Um novo estudo analisou dados médicos de pacientes que eram fumadores na altura em que sofreram lesões em regiões específicas do cérebro, constatando que algumas levaram ao desaparecimento do vício.
No estudo, publicado recentemente na Nature Medicine, os investigadores relataram que essas lesões ocorreram em diferentes partes do cérebro, mas que todas se caracterizavam por um padrão específico de conetividade que estava associado à redução de outros tipos de dependência.
As perturbações por uso de substâncias são uma das principais causas de morte nos jovens e são consideradas uma crise de saúde pública nos Estados Unidos (EUA). Afetam entre 8 a 10% da população adulta e os tratamentos existentes são inadequados e ineficazes.

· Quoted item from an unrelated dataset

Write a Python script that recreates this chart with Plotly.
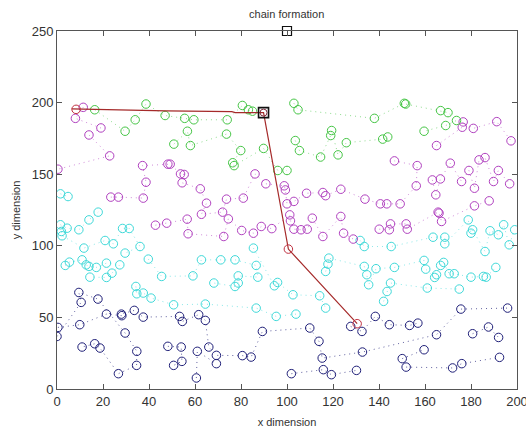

Este facto conduz à necessidade de novas terapias. Uma das alternativas consideradas é a modulação das regiões cerebrais associadas ao vício.
“Comecei a investigar as perturbações da dependência há mais de uma década, quando estava a fazer o meu doutoramento”, disse Juho Joutsa, professor na Universidade de Turku, um dos autores do estudo.
“Incomoda-me que, embora saibamos tanto sobre os mecanismos neurobiológicos da dependência, não tenhamos sido capazes de descobrir como tratar estas perturbações ou mesmo que áreas do cérebro visar com o tratamento. Com esta nova abordagem, fomos finalmente capazes de abordar essa questão”, indicou.
As novas abordagens terapêuticas incluem vários tipos de estimulação cerebral e intervenções cirúrgicas em regiões-alvo do cérebro. Contudo, para intervenções deste género, as região cerebrais responsáveis pela dependência têm que ser conhecidas com precisão. E, para já, não é esse o caso.
Um caminho possível reside no estudo de pacientes com lesões cerebrais já existentes e identificação daqueles nos quais a dependência desapareceu após esses incidentes.
Até agora, os avanços na tecnologia possibilitaram ligar as lesões a diferentes regiões cerebrais e efetuar, assim, mudanças na conectividade cerebral, utilizando um mapa designado por “human connectome”.
Esta tecnologia foi utilizada por Joutsa e pelos colegas para identificar lesões cerebrais que resultaram no desaparecimento do vício. Examinaram neuroimagens e outros dados de dois grupos de pacientes, um da Universidade de Iowa e outro da Universidade de Rochester, para identificar os fumadores ativos na altura da lesão cerebral, mas que deixaram de fumar logo após o incidente.
Destes, incluíram no estudo apenas os pacientes cuja localização do dano cerebral era clara.
Os investigadores traçaram a localização das lesões e transferiram informações sobre esses locais para um atlas do cérebro humano. De seguida, usaram um método denominado mapeamento da rede de lesões (LNM) para investigar a conetividade funcional entre a localização de cada lesão e todos os outros pontos do cérebro.
Para verificar a validade dos seus resultados, utilizaram dois mapas de conetividade cerebral – um com 126 fumadores atuais e outro com 1.000 voluntários saudáveis.
Os investigadores criaram um modelo matemático para relacionar a conetividade cerebral no ponto da lesão com o resultado – deixar ou não de fumar. Reconstruíram os danos no trato de matéria branca do cérebro com base na localização da lesão e estimaram as associações entre a conetividade cerebral funcional e estrutural.
“O nosso estudo identificou a rede cerebral que gere a remissão da dependência, fornecendo alvos diretamente testáveis para futuros ensaios de tratamento”, disse Joutsa à PsyPost. “Esperamos que esta linha conduza a novas terapias orientadas para a toxicodependência”.
Os resultados mostraram que as lesões cerebrais que perturbavam o vício de fumar ocorreram em muitas partes diferentes do cérebro, mas todas foram caraterizadas por um padrão específico de conectividade.
“Esse padrão envolve conetividade positiva ao córtex dorsal cingulado, córtex pré-frontal lateral e ínsula e conetividade negativa ao córtex pré-frontal medial e temporal”, escreveram os investigadores. Esse circuito de ligação neural foi também associado à redução do risco de dependência de álcool e outras dependências.
“Os locais que melhor corresponderam ao perfil de conetividade para a remissão da dependência foram o giro paracedular, o opérculo frontal esquerdo e o córtex fronto-polar medial”, indicaram os investigadores.
Este estudo, continuaram, dá um importante contributo para novas de tratamento. Alertaram, contudo, que este incidiu sobre o tabagismo, podendo não se aplicar à dependência de outras substâncias.
“Agora que identificámos a rede, ainda precisamos descobrir qual é a melhor forma de a alterar e também validar a eficácia de um tratamento direcionado”, algo que deverá ser realizado num “estudo controlado”, referiu Joutsa.